• [Input material]
[start]

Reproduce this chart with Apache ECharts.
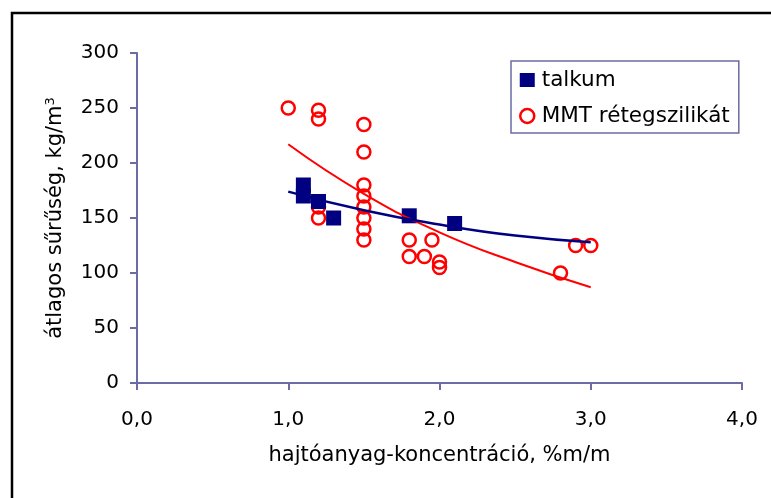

[end]
[start]

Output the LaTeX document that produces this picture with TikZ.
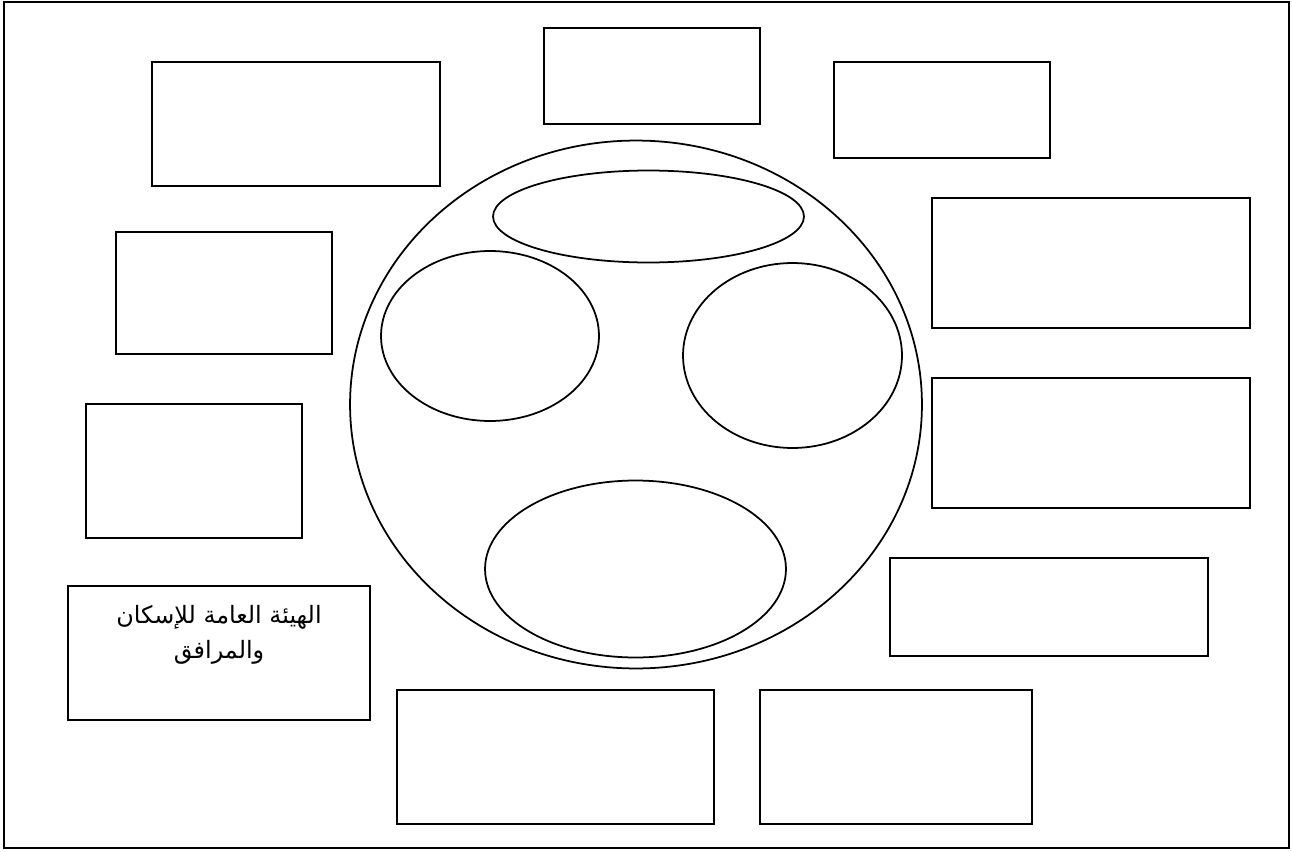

[end]
[start]

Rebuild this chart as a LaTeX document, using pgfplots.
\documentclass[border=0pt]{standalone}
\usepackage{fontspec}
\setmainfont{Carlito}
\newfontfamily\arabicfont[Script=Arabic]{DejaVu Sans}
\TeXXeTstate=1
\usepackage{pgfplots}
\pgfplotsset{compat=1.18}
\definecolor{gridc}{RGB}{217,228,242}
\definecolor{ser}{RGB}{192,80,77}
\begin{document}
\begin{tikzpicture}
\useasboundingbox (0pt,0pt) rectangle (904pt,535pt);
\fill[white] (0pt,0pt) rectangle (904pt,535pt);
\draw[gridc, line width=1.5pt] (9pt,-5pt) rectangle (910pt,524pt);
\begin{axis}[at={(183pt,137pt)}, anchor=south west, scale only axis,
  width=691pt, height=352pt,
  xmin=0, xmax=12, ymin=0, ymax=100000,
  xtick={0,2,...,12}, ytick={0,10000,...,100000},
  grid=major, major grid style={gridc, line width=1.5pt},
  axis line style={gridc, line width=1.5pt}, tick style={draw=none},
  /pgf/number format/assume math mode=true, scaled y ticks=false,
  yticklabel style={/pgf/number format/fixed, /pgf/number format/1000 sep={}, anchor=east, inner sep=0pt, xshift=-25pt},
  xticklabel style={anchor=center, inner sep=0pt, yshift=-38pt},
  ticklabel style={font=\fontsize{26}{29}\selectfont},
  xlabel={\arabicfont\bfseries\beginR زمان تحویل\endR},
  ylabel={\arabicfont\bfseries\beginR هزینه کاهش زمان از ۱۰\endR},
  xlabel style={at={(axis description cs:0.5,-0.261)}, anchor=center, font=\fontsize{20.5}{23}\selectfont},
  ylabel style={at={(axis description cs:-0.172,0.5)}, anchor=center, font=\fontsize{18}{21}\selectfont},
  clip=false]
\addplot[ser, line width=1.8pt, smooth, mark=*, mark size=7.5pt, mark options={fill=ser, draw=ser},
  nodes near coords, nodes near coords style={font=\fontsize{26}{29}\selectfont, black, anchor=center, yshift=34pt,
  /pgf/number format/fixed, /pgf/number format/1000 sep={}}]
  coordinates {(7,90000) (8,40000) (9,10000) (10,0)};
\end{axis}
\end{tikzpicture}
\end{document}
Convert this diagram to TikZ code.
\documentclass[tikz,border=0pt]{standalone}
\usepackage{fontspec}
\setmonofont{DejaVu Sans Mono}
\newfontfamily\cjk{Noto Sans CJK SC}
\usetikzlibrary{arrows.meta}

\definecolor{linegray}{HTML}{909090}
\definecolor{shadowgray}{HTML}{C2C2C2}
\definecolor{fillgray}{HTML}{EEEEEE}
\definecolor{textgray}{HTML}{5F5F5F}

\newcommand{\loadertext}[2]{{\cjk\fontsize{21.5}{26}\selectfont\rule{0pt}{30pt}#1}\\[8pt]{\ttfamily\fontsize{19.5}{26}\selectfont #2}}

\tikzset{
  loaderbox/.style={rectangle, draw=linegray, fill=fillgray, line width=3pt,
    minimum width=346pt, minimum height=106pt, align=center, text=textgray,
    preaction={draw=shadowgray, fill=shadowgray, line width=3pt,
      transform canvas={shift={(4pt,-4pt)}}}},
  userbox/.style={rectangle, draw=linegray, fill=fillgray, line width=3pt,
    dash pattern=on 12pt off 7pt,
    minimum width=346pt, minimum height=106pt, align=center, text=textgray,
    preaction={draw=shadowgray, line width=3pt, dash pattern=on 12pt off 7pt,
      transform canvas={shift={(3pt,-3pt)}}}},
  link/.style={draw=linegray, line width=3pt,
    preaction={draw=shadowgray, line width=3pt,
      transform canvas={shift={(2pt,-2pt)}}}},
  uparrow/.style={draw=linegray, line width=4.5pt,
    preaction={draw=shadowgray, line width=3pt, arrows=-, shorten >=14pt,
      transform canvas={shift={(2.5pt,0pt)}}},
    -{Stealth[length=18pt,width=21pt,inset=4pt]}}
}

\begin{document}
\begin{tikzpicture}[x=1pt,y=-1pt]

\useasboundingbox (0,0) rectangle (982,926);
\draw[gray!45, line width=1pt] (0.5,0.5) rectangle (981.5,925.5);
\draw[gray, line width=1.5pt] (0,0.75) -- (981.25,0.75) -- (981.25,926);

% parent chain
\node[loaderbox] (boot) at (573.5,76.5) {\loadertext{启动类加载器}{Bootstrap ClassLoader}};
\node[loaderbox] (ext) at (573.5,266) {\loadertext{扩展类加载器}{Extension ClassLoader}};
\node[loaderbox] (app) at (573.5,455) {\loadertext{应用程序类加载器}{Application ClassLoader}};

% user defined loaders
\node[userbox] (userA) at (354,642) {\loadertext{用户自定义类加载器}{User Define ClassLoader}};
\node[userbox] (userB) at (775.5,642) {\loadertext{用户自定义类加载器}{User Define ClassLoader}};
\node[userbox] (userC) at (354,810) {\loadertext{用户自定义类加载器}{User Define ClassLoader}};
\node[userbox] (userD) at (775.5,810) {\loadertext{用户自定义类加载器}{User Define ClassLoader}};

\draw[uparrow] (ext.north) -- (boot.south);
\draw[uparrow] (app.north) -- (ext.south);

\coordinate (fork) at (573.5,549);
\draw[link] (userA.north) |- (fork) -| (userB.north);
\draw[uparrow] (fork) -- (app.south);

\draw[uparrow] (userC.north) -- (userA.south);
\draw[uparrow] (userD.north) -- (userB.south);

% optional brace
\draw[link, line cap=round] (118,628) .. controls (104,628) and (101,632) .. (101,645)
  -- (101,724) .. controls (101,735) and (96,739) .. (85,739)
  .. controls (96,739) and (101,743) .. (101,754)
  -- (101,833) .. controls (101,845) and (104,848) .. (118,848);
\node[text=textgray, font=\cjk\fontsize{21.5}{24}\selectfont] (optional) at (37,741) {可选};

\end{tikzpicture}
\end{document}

[end]

• [Exercise] Looking at the data above, return every line from the one with "Convert this diagram to TikZ code." down to the one with "(981.25,0.75) -- (981.25,926);", exactly and inclusively.

• [Result of this task]
Convert this diagram to TikZ code.
\documentclass[tikz,border=0pt]{standalone}
\usepackage{fontspec}
\setmonofont{DejaVu Sans Mono}
\newfontfamily\cjk{Noto Sans CJK SC}
\usetikzlibrary{arrows.meta}

\definecolor{linegray}{HTML}{909090}
\definecolor{shadowgray}{HTML}{C2C2C2}
\definecolor{fillgray}{HTML}{EEEEEE}
\definecolor{textgray}{HTML}{5F5F5F}

\newcommand{\loadertext}[2]{{\cjk\fontsize{21.5}{26}\selectfont\rule{0pt}{30pt}#1}\\[8pt]{\ttfamily\fontsize{19.5}{26}\selectfont #2}}

\tikzset{
  loaderbox/.style={rectangle, draw=linegray, fill=fillgray, line width=3pt,
    minimum width=346pt, minimum height=106pt, align=center, text=textgray,
    preaction={draw=shadowgray, fill=shadowgray, line width=3pt,
      transform canvas={shift={(4pt,-4pt)}}}},
  userbox/.style={rectangle, draw=linegray, fill=fillgray, line width=3pt,
    dash pattern=on 12pt off 7pt,
    minimum width=346pt, minimum height=106pt, align=center, text=textgray,
    preaction={draw=shadowgray, line width=3pt, dash pattern=on 12pt off 7pt,
      transform canvas={shift={(3pt,-3pt)}}}},
  link/.style={draw=linegray, line width=3pt,
    preaction={draw=shadowgray, line width=3pt,
      transform canvas={shift={(2pt,-2pt)}}}},
  uparrow/.style={draw=linegray, line width=4.5pt,
    preaction={draw=shadowgray, line width=3pt, arrows=-, shorten >=14pt,
      transform canvas={shift={(2.5pt,0pt)}}},
    -{Stealth[length=18pt,width=21pt,inset=4pt]}}
}

\begin{document}
\begin{tikzpicture}[x=1pt,y=-1pt]

\useasboundingbox (0,0) rectangle (982,926);
\draw[gray!45, line width=1pt] (0.5,0.5) rectangle (981.5,925.5);
\draw[gray, line width=1.5pt] (0,0.75) -- (981.25,0.75) -- (981.25,926);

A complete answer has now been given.